Reporter Natalie Jacobsen sued Virginia State Police about August 12, 2017, public safety plans, and a judge ruled police must release them within 30 days.
staff photo Reporter Natalie Jacobsen sued Virginia State Police about August 12, 2017, public safety plans, and a judge ruled police must release them within 30 days. staff photo

More than a year and a half after a freelance reporter requested the Virginia State Police and the Office of Public Safety turn over its Unite the Right public safety plans, a judge ruled today that it’s time for the state to cough them up—although with some confusion about redaction and release.

Natalie Jacobsen worked with Jackson Landers, both of whom have written for C-VILLE, on the documentary Charlottesville: Our Streets about the August 12, 2017, Unite the Right rally during which dozens were injured and Heather Heyer was killed. Police were widely criticized for standing by while white supremacists and counterprotesters clashed in the streets.

Jacobsen filed a request for the safety plans under the Freedom of Information Act in 2017, and when the state refused to produce any documents, she sued, aided by the nonprofit Reporters Committee for Freedom of the Press, which represents journalists around the world.

In Charlottesville Circuit Court last April, Judge Richard Moore ordered that the state turn over a redacted version of the safety plans. That same day, he issued a stay to the order so the commonwealth could appeal it.

In November, the Supreme Court of Virginia ruled against the state because its appeal was filed several days before Moore had issued a final order.

During the May 22 hearing, Deputy Attorney General Victoria Pearson maintained the state should not have to release the safety plans because FOIA exempts tactical plans and because some information was already released in the reports from the governor’s task force and Charlottesville’s Heaphy report.

Virginia State Police did not turn over its plans to either investigative group, said Pearson, although Heaphy did receive some information about state plans that she suggested wasn’t accurate.

“I don’t know what harm comes from not releasing the report,” said Pearson. “It would be our position the entire report is exempt. You can’t put the genie back in the bottle once it’s out.”

Moore said the crux of the case was to balance public safety—and public access. He agreed to lift the stay and ordered the release of redacted reports.

Then he brought up an issue of how the plan would be redacted, either by blacking out the material the state police consider exempt, or by deleting the information and providing Jacobsen only what was not redacted.

Typically when reporters receive material that’s been partially redacted, information is blacked out. That was the case when Attorney General William Barr released the Mueller report.

Moore said he agreed Jacobsen should have a redacted copy, but asked that she not release it.

“I strongly object.” said her attorney, Caitlin Vogus.

“Okay then, I won’t give it to her,” said Moore. “I don’t want it released prematurely. I don’t want her saying they blacked out 20 pages.”

“Ms. Jacobsen is not interested in anything she cannot release publicly,” replied Vogus.

Moore ordered the plans released—without restriction—within 30 days.
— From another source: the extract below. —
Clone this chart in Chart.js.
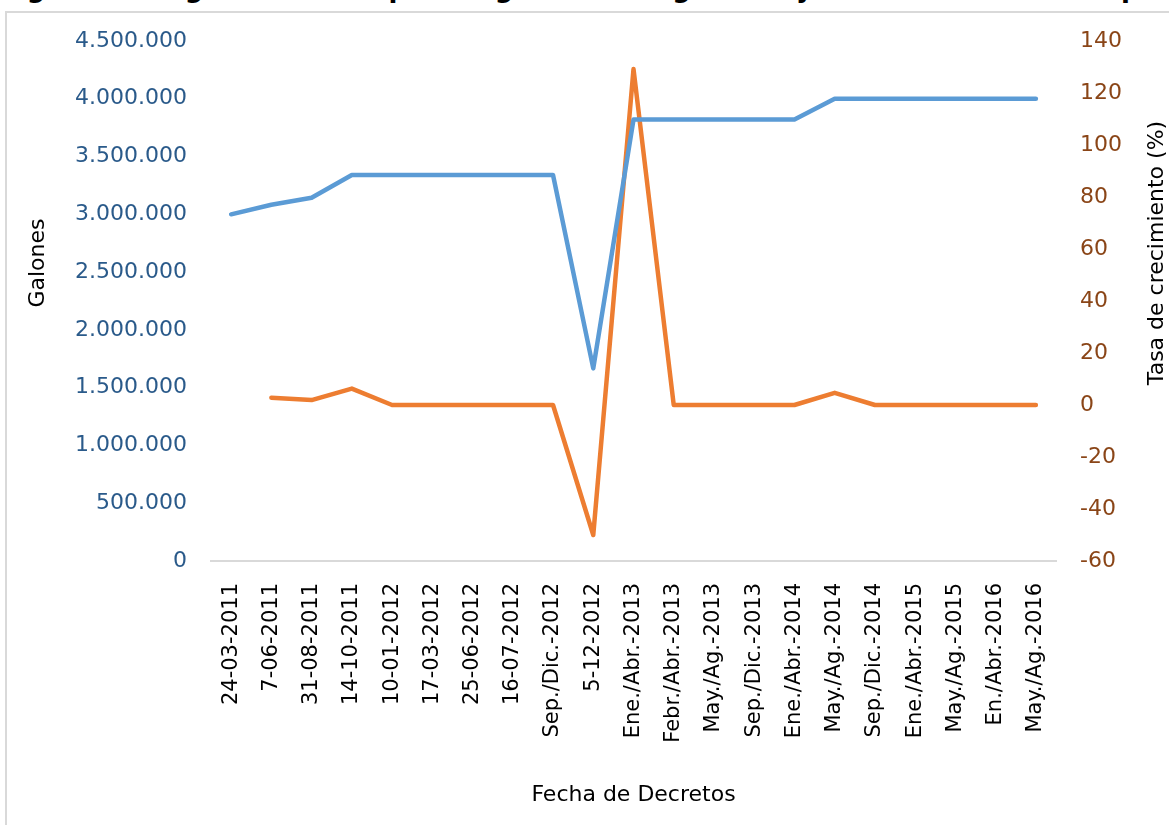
<!DOCTYPE html>
<html>
<head>
<meta charset="utf-8">
<script src="https://cdn.jsdelivr.net/npm/chart.js@4.4.1/dist/chart.umd.min.js"></script>
<style>
  html, body { margin: 0; padding: 0; background: #fff; overflow: hidden; }
  #title {
    position: absolute; left: 0; top: -27px; white-space: nowrap;
    font: bold 26px "DejaVu Sans", sans-serif; line-height: 30px; color: #000;
  }
  #frame {
    position: absolute; left: 5px; top: 11px; width: 1300px; height: 900px;
    border: 2px solid #d9d9d9; box-sizing: border-box;
  }
  #wrap { position: absolute; left: 0; top: 0; width: 1175px; height: 825px; }
</style>
</head>
<body>
<div id="title">Figura 5. Asignación de cupos de gasolina en galones y tasa de crecimiento por período, según decretos</div>
<div id="frame"></div>
<div id="wrap"><canvas id="chart"></canvas></div>
<script>
// Data
const categories = [
  '24-03-2011', '7-06-2011', '31-08-2011', '14-10-2011', '10-01-2012',
  '17-03-2012', '25-06-2012', '16-07-2012', 'Sep./Dic.-2012', '5-12-2012',
  'Ene./Abr.-2013', 'Febr./Abr.-2013', 'May./Ag.-2013', 'Sep./Dic.-2013',
  'Ene./Abr.-2014', 'May./Ag.-2014', 'Sep./Dic.-2014', 'Ene./Abr.-2015',
  'May./Ag.-2015', 'En./Abr.-2016', 'May./Ag.-2016'
];

const galones = [
  3000000, 3083000, 3143000, 3340000, 3340000,
  3340000, 3340000, 3340000, 3340000, 1667000,
  3820000, 3820000, 3820000, 3820000,
  3820000, 4000000, 4000000, 4000000,
  4000000, 4000000, 4000000
];

const tasaCrecimiento = [
  null, 2.8, 1.9, 6.3, 0,
  0, 0, 0, 0, -50,
  129.2, 0, 0, 0,
  0, 4.7, 0, 0,
  0, 0, 0
];

const galonesTicks = { min: 0, max: 4500000, step: 500000 };
const tasaTicks = { min: -60, max: 140, step: 20 };

const FONT = '"DejaVu Sans", sans-serif';
const TITLE_LEFT = 'Galones';
const TITLE_RIGHT = 'Tasa de crecimiento (%)';

function formatMiles(v) {
  return String(v).replace(/\B(?=(\d{3})+(?!\d))/g, '.');
}

// Both vertical axis titles read bottom-to-top, like the original
const axisTitles = {
  id: 'axisTitles',
  afterDraw(chart) {
    const ctx = chart.ctx;
    ctx.save();
    ctx.fillStyle = '#000';
    ctx.font = '22px ' + FONT;
    ctx.textAlign = 'center';
    ctx.textBaseline = 'middle';
    [[TITLE_LEFT, 38, 263], [TITLE_RIGHT, 1157, 253]].forEach(([t, x, y]) => {
      ctx.save();
      ctx.translate(x, y);
      ctx.rotate(-Math.PI / 2);
      ctx.fillText(t, 0, 0);
      ctx.restore();
    });
    ctx.restore();
  }
};

new Chart(document.getElementById('chart'), {
  type: 'line',
  data: {
    labels: categories,
    datasets: [
      {
        label: 'Galones',
        data: galones,
        yAxisID: 'y',
        borderColor: '#5b9bd5',
        borderWidth: 4.5,
        borderCapStyle: 'round',
        borderJoinStyle: 'round',
        pointRadius: 0,
        tension: 0,
        fill: false
      },
      {
        label: 'Tasa de crecimiento (%)',
        data: tasaCrecimiento,
        yAxisID: 'y1',
        borderColor: '#ed7d31',
        borderWidth: 4.5,
        borderCapStyle: 'round',
        borderJoinStyle: 'round',
        pointRadius: 0,
        tension: 0,
        fill: false
      }
    ]
  },
  plugins: [axisTitles],
  options: {
    responsive: true,
    maintainAspectRatio: false,
    animation: false,
    devicePixelRatio: 1,
    layout: { padding: { top: 41, left: 0, right: 0, bottom: 0 } },
    plugins: {
      legend: { display: false },
      tooltip: { enabled: false }
    },
    scales: {
      x: {
        offset: true,
        grid: { display: false, drawTicks: false },
        border: { display: true, color: '#d9d9d9', width: 2 },
        ticks: {
          autoSkip: false,
          minRotation: 90,
          maxRotation: 90,
          padding: 22,
          color: '#000',
          font: { family: FONT, size: 21 }
        },
        title: {
          display: true,
          text: 'Fecha de Decretos',
          color: '#000',
          padding: { top: 19, bottom: 17 },
          font: { family: FONT, size: 22 }
        },
        afterFit(scale) { scale.height = 264; }
      },
      y: {
        position: 'left',
        min: galonesTicks.min,
        max: galonesTicks.max,
        grid: { display: false, drawTicks: false },
        border: { display: false },
        ticks: {
          stepSize: galonesTicks.step,
          padding: 24,
          color: '#2a5a8a',
          font: { family: FONT, size: 22 },
          callback: (v) => formatMiles(v)
        },
        afterFit(scale) { scale.width = 211; }
      },
      y1: {
        position: 'right',
        min: tasaTicks.min,
        max: tasaTicks.max,
        grid: { display: false, drawTicks: false },
        border: { display: false },
        ticks: {
          stepSize: tasaTicks.step,
          padding: 24,
          color: '#8a4517',
          font: { family: FONT, size: 22 }
        },
        afterFit(scale) { scale.width = 119; }
      }
    }
  }
});
</script>
</body>
</html>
Jacobsen said she wants to see a document with blacked-out information so she can tell how much has been removed.

“It’s a right for the public to see this information, because this was a public event,” she said after the hearing. “The Unite the Right rally actually resulted in the death of a civilian and two officers and that is pertinent and the public has a right to view it.“

She called it a “dangerous precedent” for police to think they don’t have to release information because it’s already been released by a leak or another firm, especially when the state says there may be discrepancies in the Heaphy report.

“We need to see what those discrepancies are,” said Jacobsen.

The decision, she said, “is a big win for freedom of information. It’s a right for the public to see it and I hope they will comply with the 30-day ruling and that we see it.”